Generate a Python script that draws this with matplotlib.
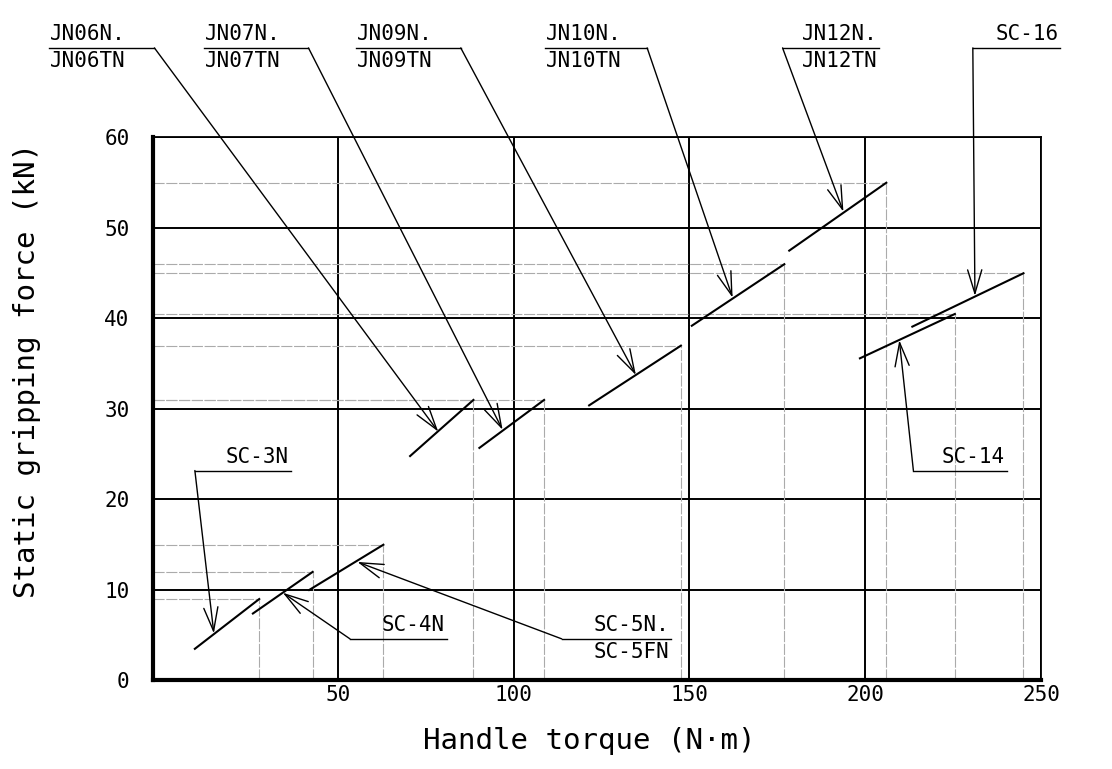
import matplotlib
matplotlib.use('Agg')
import matplotlib.pyplot as plt

plt.rcParams['font.family'] = ['DejaVu Sans Mono']

# clamp characteristic segments (torque kN-m -> force kN)
seg_names = ['SC-3N', 'SC-4N', 'SC-5N', 'JN06N', 'JN07N', 'JN09N', 'JN10N', 'JN12N', 'SC-14', 'SC-16']
seg_x0 = [9.4, 25.9, 41.9, 70.6, 90.3, 121.5, 150.7, 178.4, 198.5, 213.4]
seg_y0 = [3.5, 7.4, 10.0, 24.8, 25.7, 30.4, 39.2, 47.5, 35.6, 39.1]
seg_x1 = [27.7, 42.9, 63.0, 88.6, 108.7, 147.6, 177.0, 206.0, 225.5, 245.0]
seg_y1 = [9.0, 12.0, 15.0, 31.0, 31.0, 37.0, 46.0, 55.0, 40.5, 45.0]

# callouts: first line, second line, arrow tip, leader start, underline end, text alignment
lab_top = ['JN06N.', 'JN07N.', 'JN09N.', 'JN10N.', 'JN12N.', 'SC-16', 'SC-3N', 'SC-4N', 'SC-5N.', 'SC-14']
lab_bot = ['JN06TN', 'JN07TN', 'JN09TN', 'JN10TN', 'JN12TN', '', '', '', 'SC-5FN', '']
tip_x = [78.6, 96.9, 134.8, 162.3, 193.8, 231.2, 14.8, 34.4, 55.6, 209.7]
tip_y = [27.5, 27.7, 33.75, 42.3, 51.8, 42.5, 5.2, 9.7, 13.1, 37.6]
lead_x = [-2.1, 41.7, 85.0, 138.0, 176.5, 230.6, 9.4, 53.5, 113.7, 213.7]
lead_y = [69.9, 69.9, 69.9, 69.9, 69.9, 69.9, 23.2, 4.6, 4.6, 23.2]
ul_x0 = [-32.0, 12.0, 55.2, 109.0, 176.5, 230.6, 9.4, 53.5, 113.7, 213.7]
ul_x1 = [-2.1, 41.7, 85.0, 138.0, 204.0, 255.4, 36.6, 81.0, 144.7, 240.2]
lab_align = ['left', 'left', 'left', 'left', 'right', 'right', 'right', 'right', 'right', 'right']

xticks = [50, 100, 150, 200, 250]
yticks = [0, 10, 20, 30, 40, 50, 60]

fig = plt.figure(figsize=(11.12, 7.69), dpi=100)
ax = fig.add_axes([0.1376, 0.1151, 0.7986, 0.7061])
ax.set_xlim(-2.5, 250)
ax.set_ylim(0, 60)
ax.set_xticks(xticks)
ax.set_yticks(yticks)
ax.tick_params(length=0, labelsize=15)
ax.tick_params(axis='x', pad=3)
ax.tick_params(axis='y', pad=17)
ax.grid(color='black', lw=1.4, zorder=1)
for s in ['left', 'bottom']:
    ax.spines[s].set_linewidth(3)
for s in ['top', 'right']:
    ax.spines[s].set_linewidth(1.3)

# thin grey projection lines
for i in range(len(seg_names)):
    ax.plot([-2.5, seg_x1[i]], [seg_y1[i], seg_y1[i]], color='#ababab', lw=0.8, ls=(0, (10, 1.5)), zorder=2)
    ax.plot([seg_x1[i], seg_x1[i]], [0, seg_y1[i]], color='#ababab', lw=0.8, ls=(0, (10, 1.5)), zorder=2)

for i in range(len(seg_names)):
    ax.plot([seg_x0[i], seg_x1[i]], [seg_y0[i], seg_y1[i]], color='black', lw=1.5, zorder=4)

for i in range(len(lab_top)):
    ax.plot([ul_x0[i], ul_x1[i]], [lead_y[i], lead_y[i]], color='black', lw=1.0, clip_on=False, zorder=5)
    ax.annotate('', xy=(tip_x[i], tip_y[i]), xytext=(lead_x[i], lead_y[i]),
                arrowprops=dict(arrowstyle='->,head_length=1.0,head_width=0.3', color='black',
                                lw=1.0, shrinkA=0, shrinkB=0, mutation_scale=17),
                annotation_clip=False, zorder=5)
    tx = ul_x0[i] + 0.3 if lab_align[i] == 'left' else ul_x1[i] - 0.5
    ax.text(tx, lead_y[i] + 0.85, lab_top[i], ha=lab_align[i], va='baseline', fontsize=15, clip_on=False)
    if lab_bot[i]:
        ax.text(tx, lead_y[i] - 2.15, lab_bot[i], ha=lab_align[i], va='baseline', fontsize=15, clip_on=False)

fig.text(589 / 1112, 1 - 741 / 769, 'Handle torque (N·m)', ha='center', va='center', fontsize=21)
fig.text(27 / 1112, 1 - 370 / 769, 'Static gripping force (kN)', ha='center', va='center',
         rotation=90, fontsize=21)

fig.savefig('out.png', dpi=100)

________________________

Write out again, exactly, the lines from the start of the listing up to the line containing "ax.spines[s].set_linewidth(1.3)", with both ends and without pictures.

Generate a Python script that draws this with matplotlib.
import matplotlib
matplotlib.use('Agg')
import matplotlib.pyplot as plt

plt.rcParams['font.family'] = ['DejaVu Sans Mono']

# clamp characteristic segments (torque kN-m -> force kN)
seg_names = ['SC-3N', 'SC-4N', 'SC-5N', 'JN06N', 'JN07N', 'JN09N', 'JN10N', 'JN12N', 'SC-14', 'SC-16']
seg_x0 = [9.4, 25.9, 41.9, 70.6, 90.3, 121.5, 150.7, 178.4, 198.5, 213.4]
seg_y0 = [3.5, 7.4, 10.0, 24.8, 25.7, 30.4, 39.2, 47.5, 35.6, 39.1]
seg_x1 = [27.7, 42.9, 63.0, 88.6, 108.7, 147.6, 177.0, 206.0, 225.5, 245.0]
seg_y1 = [9.0, 12.0, 15.0, 31.0, 31.0, 37.0, 46.0, 55.0, 40.5, 45.0]

# callouts: first line, second line, arrow tip, leader start, underline end, text alignment
lab_top = ['JN06N.', 'JN07N.', 'JN09N.', 'JN10N.', 'JN12N.', 'SC-16', 'SC-3N', 'SC-4N', 'SC-5N.', 'SC-14']
lab_bot = ['JN06TN', 'JN07TN', 'JN09TN', 'JN10TN', 'JN12TN', '', '', '', 'SC-5FN', '']
tip_x = [78.6, 96.9, 134.8, 162.3, 193.8, 231.2, 14.8, 34.4, 55.6, 209.7]
tip_y = [27.5, 27.7, 33.75, 42.3, 51.8, 42.5, 5.2, 9.7, 13.1, 37.6]
lead_x = [-2.1, 41.7, 85.0, 138.0, 176.5, 230.6, 9.4, 53.5, 113.7, 213.7]
lead_y = [69.9, 69.9, 69.9, 69.9, 69.9, 69.9, 23.2, 4.6, 4.6, 23.2]
ul_x0 = [-32.0, 12.0, 55.2, 109.0, 176.5, 230.6, 9.4, 53.5, 113.7, 213.7]
ul_x1 = [-2.1, 41.7, 85.0, 138.0, 204.0, 255.4, 36.6, 81.0, 144.7, 240.2]
lab_align = ['left', 'left', 'left', 'left', 'right', 'right', 'right', 'right', 'right', 'right']

xticks = [50, 100, 150, 200, 250]
yticks = [0, 10, 20, 30, 40, 50, 60]

fig = plt.figure(figsize=(11.12, 7.69), dpi=100)
ax = fig.add_axes([0.1376, 0.1151, 0.7986, 0.7061])
ax.set_xlim(-2.5, 250)
ax.set_ylim(0, 60)
ax.set_xticks(xticks)
ax.set_yticks(yticks)
ax.tick_params(length=0, labelsize=15)
ax.tick_params(axis='x', pad=3)
ax.tick_params(axis='y', pad=17)
ax.grid(color='black', lw=1.4, zorder=1)
for s in ['left', 'bottom']:
    ax.spines[s].set_linewidth(3)
for s in ['top', 'right']:
    ax.spines[s].set_linewidth(1.3)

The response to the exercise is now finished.